My bias for complex thought and carefully nuanced speech is just that: a prejudice that I hold that may cause inaccurate judgement of others.

There are, after all, some very simple statements that hold deep meaning on a variety of different levels.

God is love. The statement is at once very simple and very complex. It is a powerful image for those who picture God as a kind of super human. It is equally powerful for those whose image of God doesn’t extend to a physical appearance at all. And it has a companion assertion that is equally powerful and similarly simple and complex at once: Love never dies.

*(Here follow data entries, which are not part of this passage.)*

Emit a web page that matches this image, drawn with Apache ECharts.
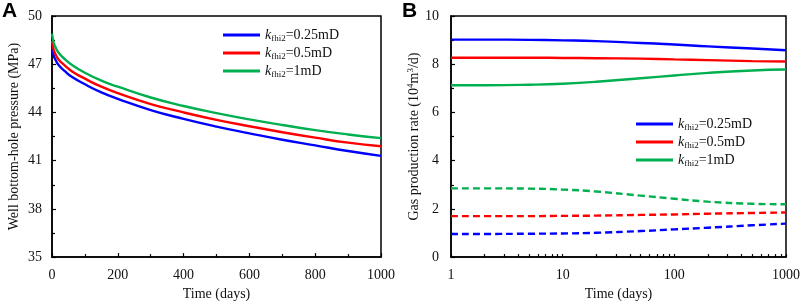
<!DOCTYPE html>
<html>
<head>
<meta charset="utf-8">
<script src="https://cdn.jsdelivr.net/npm/echarts@6/dist/echarts.min.js"></script>
<style>
  html, body { margin: 0; padding: 0; background: #fff; }
  #chart { width: 803px; height: 306px; }
</style>
</head>
<body>
<div id="chart"></div>
<script>
// panel A: bottom-hole pressure vs time
const timesA = [0, 5, 10, 20, 40, 60, 100, 150, 200, 300, 400, 500, 600, 700, 800, 900, 1000];
const pressBlue = [48.1, 47.55, 47.3, 46.95, 46.55, 46.22, 45.75, 45.25, 44.85, 44.15, 43.6, 43.12, 42.7, 42.3, 41.95, 41.6, 41.3];
const pressRed = [48.45, 47.9, 47.65, 47.3, 46.9, 46.57, 46.1, 45.6, 45.2, 44.52, 44.0, 43.54, 43.14, 42.77, 42.43, 42.12, 41.9];
const pressGreen = [48.9, 48.35, 48.08, 47.72, 47.3, 46.97, 46.47, 45.98, 45.6, 44.93, 44.4, 43.96, 43.57, 43.22, 42.9, 42.63, 42.4];

// panel B: gas rate vs time (log)
const timesB = [1, 2, 5, 10, 20, 50, 100, 200, 500, 1000];
const rateBlue = [9.02, 9.02, 9.01, 8.99, 8.96, 8.88, 8.82, 8.74, 8.65, 8.58];
const rateRed = [8.27, 8.27, 8.27, 8.26, 8.25, 8.23, 8.2, 8.17, 8.13, 8.11];
const rateGreen = [7.13, 7.13, 7.15, 7.19, 7.27, 7.42, 7.53, 7.64, 7.74, 7.78];
const rateBlueDash = [0.96, 0.96, 0.97, 0.98, 1.01, 1.08, 1.15, 1.22, 1.32, 1.39];
const rateRedDash = [1.70, 1.70, 1.70, 1.71, 1.72, 1.75, 1.77, 1.80, 1.83, 1.85];
const rateGreenDash = [2.85, 2.85, 2.84, 2.80, 2.72, 2.55, 2.42, 2.30, 2.21, 2.19];

const legendNames = ['0.25mD', '0.5mD', '1mD'];
const logTicks = [1, 2, 3, 4, 5, 6, 7, 8, 9, 10, 20, 30, 40, 50, 60, 70, 80, 90, 100, 200, 300, 400, 500, 600, 700, 800, 900, 1000];

const BLUE = '#0000ff', RED = '#ff0000', GREEN = '#00b050';
const serif = 'Liberation Serif';

const pairs = (xs, ys) => xs.map((x, i) => [x, ys[i]]);

const chart = echarts.init(document.getElementById('chart'), null, { renderer: 'canvas' });

const axisBase = {
  axisLine: { show: true, onZero: false, lineStyle: { color: '#000', width: 1.5 } },
  axisTick: { show: true, inside: true, length: 4, lineStyle: { color: '#000', width: 1.2 } },
  minorTick: { show: true, splitNumber: 2, length: 3, lineStyle: { color: '#000', width: 1.2 } },
  splitLine: { show: false },
  axisLabel: { color: '#111', fontFamily: serif, fontSize: 14, formatter: v => String(v) },
  nameTextStyle: { color: '#111', fontFamily: serif, fontSize: 14 },
  nameLocation: 'middle'
};

const legendRich = {
  k: { fontFamily: serif, fontStyle: 'italic', fontSize: 14, color: '#111' },
  s: { fontFamily: serif, fontSize: 9, color: '#111', padding: [7, 0, 0, 0] },
  n: { fontFamily: serif, fontSize: 14, color: '#111' }
};
const legendFmt = name => '{k|k}{s|fhi2}{n|=' + name + '}';

const legendBase = {
  data: legendNames, orient: 'vertical', padding: 0, icon: 'rect',
  itemWidth: 37, itemHeight: 3, itemGap: 3,
  formatter: legendFmt, textStyle: { rich: legendRich }
};

const line = (name, data, color, xi, dashed) => ({
  name: name,
  type: 'line',
  xAxisIndex: xi,
  yAxisIndex: xi,
  data: data,
  symbol: 'none',
  smooth: 0.5,
  lineStyle: { color: color, width: 2.4, type: dashed ? [7, 4] : 'solid' },
  itemStyle: { color: color }
});

const option = {
  backgroundColor: '#fff',
  animation: false,
  graphic: [
    { type: 'text', left: 2, top: 1, style: { text: 'A', font: 'bold 21px "Liberation Sans"', fill: '#000' } },
    { type: 'text', left: 402, top: 1, style: { text: 'B', font: 'bold 21px "Liberation Sans"', fill: '#000' } }
  ],
  grid: [
    { left: 52, right: 422, top: 16, bottom: 43, show: true, borderColor: '#000', borderWidth: 1.5 },
    { left: 451, right: 16, top: 16, bottom: 43, show: true, borderColor: '#000', borderWidth: 1.5 }
  ],
  legend: [
    Object.assign({}, legendBase, { left: 223, top: 28 }),
    Object.assign({}, legendBase, { left: 636, top: 117 })
  ],
  xAxis: [
    Object.assign({}, axisBase, {
      gridIndex: 0, type: 'value', min: 0, max: 1000, interval: 200,
      name: 'Time (days)', nameGap: 27,
      axisLabel: Object.assign({}, axisBase.axisLabel, { margin: 11 })
    }),
    Object.assign({}, axisBase, {
      gridIndex: 1, type: 'log', logBase: 10, min: 1, max: 1000,
      name: 'Time (days)', nameGap: 27,
      axisTick: Object.assign({}, axisBase.axisTick, { length: 3, customValues: logTicks }),
      minorTick: { show: false },
      axisLabel: Object.assign({}, axisBase.axisLabel, { margin: 11 })
    })
  ],
  yAxis: [
    Object.assign({}, axisBase, {
      gridIndex: 0, type: 'value', min: 35, max: 50, interval: 3,
      name: 'Well bottom-hole pressure (MPa)', nameGap: 31,
      axisLabel: Object.assign({}, axisBase.axisLabel, { margin: 10 })
    }),
    Object.assign({}, axisBase, {
      gridIndex: 1, type: 'value', min: 0, max: 10, interval: 2,
      name: '{n|Gas production rate (10}{p|4}{n|m}{p|3}{n|/d)}', nameGap: 24,
      nameTextStyle: {
        rich: {
          n: { fontFamily: serif, fontSize: 14, color: '#111' },
          p: { fontFamily: serif, fontSize: 9, color: '#111', padding: [0, 0, 7, 0] }
        }
      },
      axisLabel: Object.assign({}, axisBase.axisLabel, { margin: 12 })
    })
  ],
  series: [
    line('0.25mD', pairs(timesA, pressBlue), BLUE, 0),
    line('0.5mD', pairs(timesA, pressRed), RED, 0),
    line('1mD', pairs(timesA, pressGreen), GREEN, 0),
    line('0.25mD', pairs(timesB, rateBlue), BLUE, 1),
    line('0.5mD', pairs(timesB, rateRed), RED, 1),
    line('1mD', pairs(timesB, rateGreen), GREEN, 1),
    line('0.25mD dashed', pairs(timesB, rateBlueDash), BLUE, 1, true),
    line('0.5mD dashed', pairs(timesB, rateRedDash), RED, 1, true),
    line('1mD dashed', pairs(timesB, rateGreenDash), GREEN, 1, true)
  ]
};

chart.setOption(option);
</script>
</body>
</html>
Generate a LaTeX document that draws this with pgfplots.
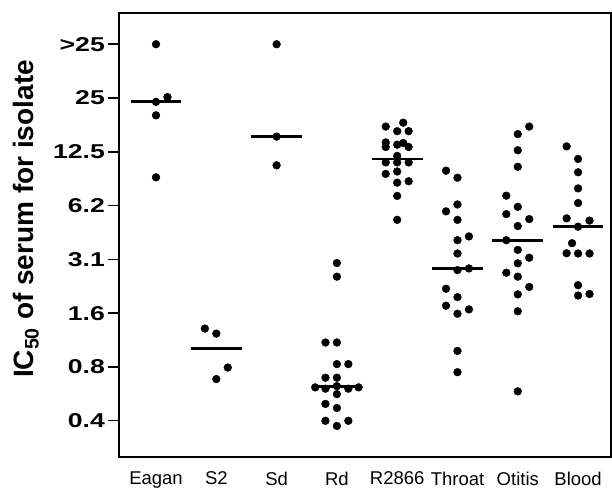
\documentclass[border=0pt]{standalone}
\usepackage{fontspec}
\setmainfont{Liberation Sans}
\newfontfamily\tickfont[FakeStretch=1.33,UprightFont={* Bold}]{Liberation Sans}
\usepackage{pgfplots}
\pgfplotsset{compat=1.18}
\begin{document}
\begin{tikzpicture}
\path[use as bounding box] (0,0) rectangle (612bp,490bp);
\begin{axis}[at={(119bp,33bp)},anchor=south west,scale only axis,width=492bp,height=444bp,
  xmin=0.386,xmax=8.546,ymode=log,log basis y=2,ymin=0.2446,ymax=74.8,
  axis line style={line width=1.5bp},
  xtick={1,2,3,4,5,6,7,8},xticklabels={Eagan,S2,Sd,Rd,R2866,Throat,Otitis,Blood},
  xtick style={draw=none},
  ytick={0.390625,0.78125,1.5625,3.125,6.25,12.5,25,50},
  yticklabels={0.4,0.8,1.6,3.1,6.2,12.5,25,\textgreater 25},
  ytick pos=left,tick align=outside,major tick length=11bp,ytick style={line width=1.5bp,black},
  xticklabel style={font=\fontsize{18.5bp}{22bp}\selectfont,inner sep=0pt,yshift=-3.5bp},
  yticklabel style={font=\tickfont\fontsize{20bp}{24bp}\selectfont,inner sep=0pt,xshift=-3bp},
  ylabel={IC\textsubscript{50} of serum for isolate},
  ylabel style={font=\bfseries\fontsize{28bp}{32bp}\selectfont,at={(axis description cs:-0.189,0.536)},anchor=center},
  every axis plot/.append style={black}]
% Eagan
\addplot[only marks,mark=*,mark size=3.9bp] coordinates {(1,50) (1.19,25.3) (1,23.8) (1,20.0) (1,9.0)};
% S2
\addplot[only marks,mark=*,mark size=3.9bp] coordinates {(1.81,1.28) (2,1.20) (2.19,0.775) (2,0.668)};
% Sd
\addplot[only marks,mark=*,mark size=3.9bp] coordinates {(3,50) (3,15.2) (3,10.5)};
% Rd
\addplot[only marks,mark=*,mark size=3.9bp] coordinates {(4,2.98) (4,2.50) (3.81,1.07) (4,1.07) (4,0.81) (4.19,0.81) (3.81,0.68) (4,0.68)
  (3.64,0.60) (3.81,0.59) (4,0.61) (4.19,0.59) (4.36,0.60) (4,0.55) (3.81,0.485) (4,0.46) (3.81,0.39) (4.19,0.39) (4,0.365)};
% R2866
\addplot[only marks,mark=*,mark size=3.9bp] coordinates {(5.1,18.2) (4.81,17.3) (5,16.3) (5.19,16.3) (4.81,14.1) (4.81,13.3) (5,13.7) (5.1,14.0) (5.19,13.3)
  (4.81,10.9) (5,10.9) (5.19,10.9) (5,11.85) (4.81,9.4) (5,9.7) (5.19,8.55) (5,8.4) (5,7.08) (5,5.2)};
% Throat
\addplot[only marks,mark=*,mark size=3.9bp] coordinates {(5.81,9.8) (6,8.95) (6,6.34) (5.81,5.8) (6,5.2) (6.19,4.2) (6,4.0) (6,3.37) (6,2.72) (6.19,2.78)
  (5.81,2.14) (6,1.92) (5.81,1.72) (6.19,1.64) (6,1.55) (6,0.96) (6,0.73)};
% Otitis
\addplot[only marks,mark=*,mark size=3.9bp] coordinates {(7.19,17.3) (7,15.7) (7,12.75) (7,10.3) (6.81,7.1) (7,6.15) (6.81,5.6) (7.19,5.25) (7,4.8) (6.81,4.0)
  (7,3.53) (7.19,3.19) (7,2.97) (6.81,2.63) (7,2.5) (7.19,2.19) (7,1.99) (7,1.60) (7,0.57)};
% Blood
\addplot[only marks,mark=*,mark size=3.9bp] coordinates {(7.81,13.4) (8,11.4) (8,9.6) (8,7.8) (8,6.46) (7.81,5.3) (8.19,5.15) (8,4.76) (7.9,3.85) (7.81,3.38)
  (8,3.37) (8.19,3.37) (8,2.24) (8,1.96) (8.19,2.0)};
% medians
\addplot[line width=2.8bp,unbounded coords=jump] coordinates {(0.58,24.0) (1.42,24.0) (1.5,nan) (1.58,0.99) (2.42,0.99) (2.5,nan) (2.58,15.2) (3.42,15.2) (3.5,nan)
  (3.58,0.606) (4.42,0.606) (4.5,nan) (4.58,11.4) (5.42,11.4) (5.5,nan) (5.58,2.78) (6.42,2.78) (6.5,nan) (6.58,4.0) (7.42,4.0) (7.5,nan) (7.58,4.76) (8.42,4.76)};
\end{axis}
\end{tikzpicture}
\end{document}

Those statements issued at a funeral, when the community gathers for grief and mutual support, can offer comfort to those who grieve regardless of the different ways in which they think. And, unlike the rhetoric used in contemporary political campaigning, the language of a funeral is carefully chosen to unite, not divide the congregation. I work hard to craft language that brings people together for shared experience.

Once again we find ourselves in the midst of a time of national grief. The media headlines are filled with reports of the tragedy in Orlando. In what appears at the moment to be the actions of a severely troubled and heavily armed individual 50 people died in what is being labeled the worst mass killing in recent history. Scores of families are left with the deep pain of unanticipated loss. Sudden and traumatic loss can lead to a lifetime of continuing grief and ongoing problems. People around the world are affected by the violence and overwhelmed by the tragedy.

It is, in my opinion, a time for language that brings us together and unites us in our grief. It is a time for serious questions about what we might do to prevent future tragedies. It is a time for accurate investigation and deep searching for the causes of so called “lone terrorists” who bring such incredible violence to so many others. What can we learn from this tragedy that might help us prevent future tragedies?

Yet there are leaders and those who seek positions of leadership who are already using their positions to divide people. Division isn’t difficult in a world where there are so many different ways of thinking.

I suppose it is natural to look for differences between “us” and “them.” We don’t want to imagine that we might become victims so we look for ways in which we are different from those who were attacked. That kind of thinking, however, does little to ease the burden of grief for those who loved the victims. And make no mistake about it. The families and friends of those who died are every bit as much victims of the crime as are those who died.

The grief work that we need to do as a nation is not about difference and division, however. It is not about who is gay and who is straight, about who is Latino and who is EuroAmerican, about appearance or choice of entertainment or any other of the myriad complexities that make us different from one another. It is about standing with the victims and sharing the grief. Grief really does become more bearable when it is shared.

Campaign advisors may be telling candidates that they need to show strength and power and use tough words to respond to this situation, but those are not qualities that impress me in this situation. I’m looking for compassion and the ability to stand with the victims. I’m looking for leadership that brings us together in our common loss and reminds us of the inherent strength of community.

That kind of leadership is tough work. I know how hard I work on an individual funeral to find just the right words to respond to the grief of a congregation gathered in the midst of the loss of an individual. Multiply that effort by 50 and it is apparent that no single leader, no matter how powerful or well-recognized, can address the mass of grief which is overwhelming us. We need leaders who can lay aside their differences and work together.

I pray for that kind of leadership in Orlando. I fear when those who seek national leadership fall short of that ideal.